# [Entries with chart source code]
○ ○ ○

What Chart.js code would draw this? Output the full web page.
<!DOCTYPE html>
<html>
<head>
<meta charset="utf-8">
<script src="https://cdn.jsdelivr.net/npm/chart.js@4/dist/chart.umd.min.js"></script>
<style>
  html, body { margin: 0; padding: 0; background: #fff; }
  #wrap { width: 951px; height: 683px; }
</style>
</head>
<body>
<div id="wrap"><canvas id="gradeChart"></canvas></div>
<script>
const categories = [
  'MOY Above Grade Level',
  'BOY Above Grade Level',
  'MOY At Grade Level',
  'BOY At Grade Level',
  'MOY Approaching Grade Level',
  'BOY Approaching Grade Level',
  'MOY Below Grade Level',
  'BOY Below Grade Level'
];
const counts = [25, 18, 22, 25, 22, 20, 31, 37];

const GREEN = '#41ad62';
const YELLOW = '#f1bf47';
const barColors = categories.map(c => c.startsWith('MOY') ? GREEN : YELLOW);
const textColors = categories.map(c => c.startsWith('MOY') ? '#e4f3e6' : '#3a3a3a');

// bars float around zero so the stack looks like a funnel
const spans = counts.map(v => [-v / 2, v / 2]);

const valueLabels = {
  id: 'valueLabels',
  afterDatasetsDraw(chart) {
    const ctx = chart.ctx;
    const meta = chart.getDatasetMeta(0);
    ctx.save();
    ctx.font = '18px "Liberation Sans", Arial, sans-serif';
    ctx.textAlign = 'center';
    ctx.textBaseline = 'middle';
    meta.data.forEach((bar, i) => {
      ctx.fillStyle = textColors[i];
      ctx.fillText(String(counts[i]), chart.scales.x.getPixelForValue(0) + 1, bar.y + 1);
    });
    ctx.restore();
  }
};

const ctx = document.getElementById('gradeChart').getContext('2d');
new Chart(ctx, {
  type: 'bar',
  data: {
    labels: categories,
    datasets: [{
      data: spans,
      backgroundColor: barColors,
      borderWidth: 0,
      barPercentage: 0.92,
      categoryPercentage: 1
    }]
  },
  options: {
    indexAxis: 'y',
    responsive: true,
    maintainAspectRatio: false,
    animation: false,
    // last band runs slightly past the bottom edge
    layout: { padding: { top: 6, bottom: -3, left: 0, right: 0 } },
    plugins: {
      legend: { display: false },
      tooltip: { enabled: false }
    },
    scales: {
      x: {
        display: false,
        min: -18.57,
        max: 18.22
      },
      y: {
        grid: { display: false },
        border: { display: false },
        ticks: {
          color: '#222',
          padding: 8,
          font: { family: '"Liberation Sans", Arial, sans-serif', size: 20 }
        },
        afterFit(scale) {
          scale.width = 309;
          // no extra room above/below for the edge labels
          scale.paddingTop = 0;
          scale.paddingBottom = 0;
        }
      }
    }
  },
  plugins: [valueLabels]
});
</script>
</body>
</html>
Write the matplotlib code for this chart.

○ ○ ○

Repeat exactly the lines from the first line of the records above through the line containing "const spans = counts.map(v", both included, and nothing else.

# [SOLUTION TO THIS TASK]
What Chart.js code would draw this? Output the full web page.
<!DOCTYPE html>
<html>
<head>
<meta charset="utf-8">
<script src="https://cdn.jsdelivr.net/npm/chart.js@4/dist/chart.umd.min.js"></script>
<style>
  html, body { margin: 0; padding: 0; background: #fff; }
  #wrap { width: 951px; height: 683px; }
</style>
</head>
<body>
<div id="wrap"><canvas id="gradeChart"></canvas></div>
<script>
const categories = [
  'MOY Above Grade Level',
  'BOY Above Grade Level',
  'MOY At Grade Level',
  'BOY At Grade Level',
  'MOY Approaching Grade Level',
  'BOY Approaching Grade Level',
  'MOY Below Grade Level',
  'BOY Below Grade Level'
];
const counts = [25, 18, 22, 25, 22, 20, 31, 37];

const GREEN = '#41ad62';
const YELLOW = '#f1bf47';
const barColors = categories.map(c => c.startsWith('MOY') ? GREEN : YELLOW);
const textColors = categories.map(c => c.startsWith('MOY') ? '#e4f3e6' : '#3a3a3a');

// bars float around zero so the stack looks like a funnel
const spans = counts.map(v => [-v / 2, v / 2]);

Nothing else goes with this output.